Learned Visual Navigation for Under-Canopy Agricultural Robots
This addresses the problem of reliable navigation for low-cost agricultural robots in challenging farm environments, representing a strong domain-specific advancement.
The paper tackles autonomous navigation for under-canopy farm robots by developing a system that uses machine learning for perception from monocular RGB images and model predictive control, achieving an average of 485 meters per intervention compared to 286 meters for a LiDAR-based system.

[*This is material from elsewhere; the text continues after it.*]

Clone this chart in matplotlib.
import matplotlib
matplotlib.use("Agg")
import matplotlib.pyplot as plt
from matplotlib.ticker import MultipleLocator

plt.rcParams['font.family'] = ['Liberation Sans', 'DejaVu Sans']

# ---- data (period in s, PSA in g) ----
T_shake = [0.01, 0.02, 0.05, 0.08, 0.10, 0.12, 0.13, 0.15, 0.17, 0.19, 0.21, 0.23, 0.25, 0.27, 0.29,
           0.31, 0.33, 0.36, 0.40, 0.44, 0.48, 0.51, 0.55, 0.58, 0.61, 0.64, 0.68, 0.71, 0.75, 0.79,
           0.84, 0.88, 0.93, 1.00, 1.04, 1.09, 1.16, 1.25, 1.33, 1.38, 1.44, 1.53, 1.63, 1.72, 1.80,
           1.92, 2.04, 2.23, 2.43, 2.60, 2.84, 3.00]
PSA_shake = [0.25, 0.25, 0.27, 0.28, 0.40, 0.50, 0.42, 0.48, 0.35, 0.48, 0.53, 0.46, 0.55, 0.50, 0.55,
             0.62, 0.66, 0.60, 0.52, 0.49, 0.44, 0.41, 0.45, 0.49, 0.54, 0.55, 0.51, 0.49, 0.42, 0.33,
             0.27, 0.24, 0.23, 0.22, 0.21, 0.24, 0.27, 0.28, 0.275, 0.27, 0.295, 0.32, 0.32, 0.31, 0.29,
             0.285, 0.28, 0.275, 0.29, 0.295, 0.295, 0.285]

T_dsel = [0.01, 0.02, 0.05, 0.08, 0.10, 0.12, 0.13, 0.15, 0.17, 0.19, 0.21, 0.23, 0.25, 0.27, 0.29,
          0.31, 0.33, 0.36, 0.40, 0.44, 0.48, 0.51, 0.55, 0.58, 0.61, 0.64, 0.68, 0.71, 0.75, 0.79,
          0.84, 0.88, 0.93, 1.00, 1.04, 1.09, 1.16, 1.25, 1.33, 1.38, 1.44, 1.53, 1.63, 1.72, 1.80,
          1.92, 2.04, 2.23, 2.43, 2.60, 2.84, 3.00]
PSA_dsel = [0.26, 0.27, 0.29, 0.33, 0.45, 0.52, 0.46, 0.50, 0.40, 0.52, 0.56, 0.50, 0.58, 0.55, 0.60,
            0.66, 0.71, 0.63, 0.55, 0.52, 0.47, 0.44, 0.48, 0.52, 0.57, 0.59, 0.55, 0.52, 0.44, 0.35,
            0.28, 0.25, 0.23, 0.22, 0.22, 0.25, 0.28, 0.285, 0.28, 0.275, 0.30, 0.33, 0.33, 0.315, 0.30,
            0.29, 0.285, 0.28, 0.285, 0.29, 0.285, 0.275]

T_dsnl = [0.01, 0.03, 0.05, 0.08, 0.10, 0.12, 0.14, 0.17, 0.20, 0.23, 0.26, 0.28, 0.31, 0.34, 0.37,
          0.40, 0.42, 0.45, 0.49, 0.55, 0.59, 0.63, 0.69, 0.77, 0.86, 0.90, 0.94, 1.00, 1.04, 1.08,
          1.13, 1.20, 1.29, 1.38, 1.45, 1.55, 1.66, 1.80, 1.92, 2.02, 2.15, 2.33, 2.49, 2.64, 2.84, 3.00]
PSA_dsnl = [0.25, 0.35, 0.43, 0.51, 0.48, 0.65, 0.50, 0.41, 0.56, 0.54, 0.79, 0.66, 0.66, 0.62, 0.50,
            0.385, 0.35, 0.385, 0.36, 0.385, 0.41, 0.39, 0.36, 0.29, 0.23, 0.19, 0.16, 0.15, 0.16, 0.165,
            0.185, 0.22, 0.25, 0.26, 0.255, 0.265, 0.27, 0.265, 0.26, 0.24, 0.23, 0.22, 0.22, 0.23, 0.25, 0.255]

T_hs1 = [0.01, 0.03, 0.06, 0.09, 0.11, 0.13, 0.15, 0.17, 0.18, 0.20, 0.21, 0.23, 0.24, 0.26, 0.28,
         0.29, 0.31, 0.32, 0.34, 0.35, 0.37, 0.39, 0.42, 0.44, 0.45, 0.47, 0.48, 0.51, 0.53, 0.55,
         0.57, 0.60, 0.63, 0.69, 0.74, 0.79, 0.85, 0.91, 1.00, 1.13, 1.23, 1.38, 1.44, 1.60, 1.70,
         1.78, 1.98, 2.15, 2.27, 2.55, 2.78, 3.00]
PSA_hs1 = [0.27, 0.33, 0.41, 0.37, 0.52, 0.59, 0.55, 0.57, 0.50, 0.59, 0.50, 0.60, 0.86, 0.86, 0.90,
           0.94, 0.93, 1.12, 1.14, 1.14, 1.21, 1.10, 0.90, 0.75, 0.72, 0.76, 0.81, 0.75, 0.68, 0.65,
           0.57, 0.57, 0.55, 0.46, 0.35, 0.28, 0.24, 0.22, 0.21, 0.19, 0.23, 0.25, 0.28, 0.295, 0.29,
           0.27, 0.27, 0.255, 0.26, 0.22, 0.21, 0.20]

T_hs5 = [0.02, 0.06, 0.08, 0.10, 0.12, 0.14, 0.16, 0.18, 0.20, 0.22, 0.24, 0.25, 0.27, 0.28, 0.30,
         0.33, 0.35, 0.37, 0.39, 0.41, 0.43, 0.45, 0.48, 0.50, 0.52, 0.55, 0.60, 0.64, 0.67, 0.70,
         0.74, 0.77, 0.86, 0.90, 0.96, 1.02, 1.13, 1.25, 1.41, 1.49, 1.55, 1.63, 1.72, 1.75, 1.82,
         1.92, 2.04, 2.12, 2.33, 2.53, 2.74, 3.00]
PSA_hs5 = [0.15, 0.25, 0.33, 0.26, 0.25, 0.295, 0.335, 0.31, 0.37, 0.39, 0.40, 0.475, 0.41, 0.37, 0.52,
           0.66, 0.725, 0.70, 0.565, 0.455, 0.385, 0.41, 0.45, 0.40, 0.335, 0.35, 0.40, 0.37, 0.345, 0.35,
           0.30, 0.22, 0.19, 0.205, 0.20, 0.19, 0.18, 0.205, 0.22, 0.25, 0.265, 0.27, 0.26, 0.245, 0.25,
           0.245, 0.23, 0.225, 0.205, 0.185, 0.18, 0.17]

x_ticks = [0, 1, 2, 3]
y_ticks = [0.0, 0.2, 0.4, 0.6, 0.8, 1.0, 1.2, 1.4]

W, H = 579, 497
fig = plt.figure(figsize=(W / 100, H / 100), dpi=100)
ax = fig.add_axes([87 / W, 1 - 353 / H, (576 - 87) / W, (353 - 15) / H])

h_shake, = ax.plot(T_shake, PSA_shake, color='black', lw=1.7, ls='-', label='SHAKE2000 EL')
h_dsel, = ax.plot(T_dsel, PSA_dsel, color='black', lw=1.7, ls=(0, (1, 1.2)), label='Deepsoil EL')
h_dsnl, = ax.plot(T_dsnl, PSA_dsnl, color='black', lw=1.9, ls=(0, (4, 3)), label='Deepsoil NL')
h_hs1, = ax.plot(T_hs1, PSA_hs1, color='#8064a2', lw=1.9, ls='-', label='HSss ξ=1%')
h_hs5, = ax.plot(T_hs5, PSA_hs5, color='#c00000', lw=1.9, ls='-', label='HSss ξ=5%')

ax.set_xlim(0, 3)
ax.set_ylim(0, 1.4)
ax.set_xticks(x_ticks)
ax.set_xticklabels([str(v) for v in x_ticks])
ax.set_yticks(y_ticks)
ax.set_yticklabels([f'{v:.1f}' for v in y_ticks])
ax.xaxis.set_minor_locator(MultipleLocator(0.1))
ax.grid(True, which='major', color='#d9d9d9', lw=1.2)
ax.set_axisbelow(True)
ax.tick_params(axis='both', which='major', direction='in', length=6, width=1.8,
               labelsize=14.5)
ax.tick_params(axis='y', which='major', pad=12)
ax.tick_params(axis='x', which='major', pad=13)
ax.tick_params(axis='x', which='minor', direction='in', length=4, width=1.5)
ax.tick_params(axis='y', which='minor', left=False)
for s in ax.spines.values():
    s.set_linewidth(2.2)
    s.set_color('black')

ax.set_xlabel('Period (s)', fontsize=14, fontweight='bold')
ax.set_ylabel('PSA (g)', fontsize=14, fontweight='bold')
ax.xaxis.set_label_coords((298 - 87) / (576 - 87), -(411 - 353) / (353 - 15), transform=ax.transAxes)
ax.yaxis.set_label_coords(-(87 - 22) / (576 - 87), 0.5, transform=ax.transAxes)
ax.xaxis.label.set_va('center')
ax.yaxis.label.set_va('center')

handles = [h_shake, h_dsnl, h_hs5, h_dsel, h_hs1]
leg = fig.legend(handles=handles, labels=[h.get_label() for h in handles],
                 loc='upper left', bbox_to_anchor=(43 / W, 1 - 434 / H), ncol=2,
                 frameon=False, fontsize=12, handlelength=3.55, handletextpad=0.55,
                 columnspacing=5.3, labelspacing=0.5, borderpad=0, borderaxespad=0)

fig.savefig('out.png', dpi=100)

We describe a system for visually guided autonomous navigation of under-canopy farm robots. Low-cost under-canopy robots can drive between crop rows under the plant canopy and accomplish tasks that are infeasible for over-the-canopy drones or larger agricultural equipment. However, autonomously navigating them under the canopy presents a number of challenges: unreliable GPS and LiDAR, high cost of sensing, challenging farm terrain, clutter due to leaves and weeds, and large variability in appearance over the season and across crop types. We address these challenges by building a modular system that leverages machine learning for robust and generalizable perception from monocular RGB images from low-cost cameras, and model predictive control for accurate control in challenging terrain. Our system, CropFollow, is able to autonomously drive 485 meters per intervention on average, outperforming a state-of-the-art LiDAR based system (286 meters per intervention) in extensive field testing spanning over 25 km.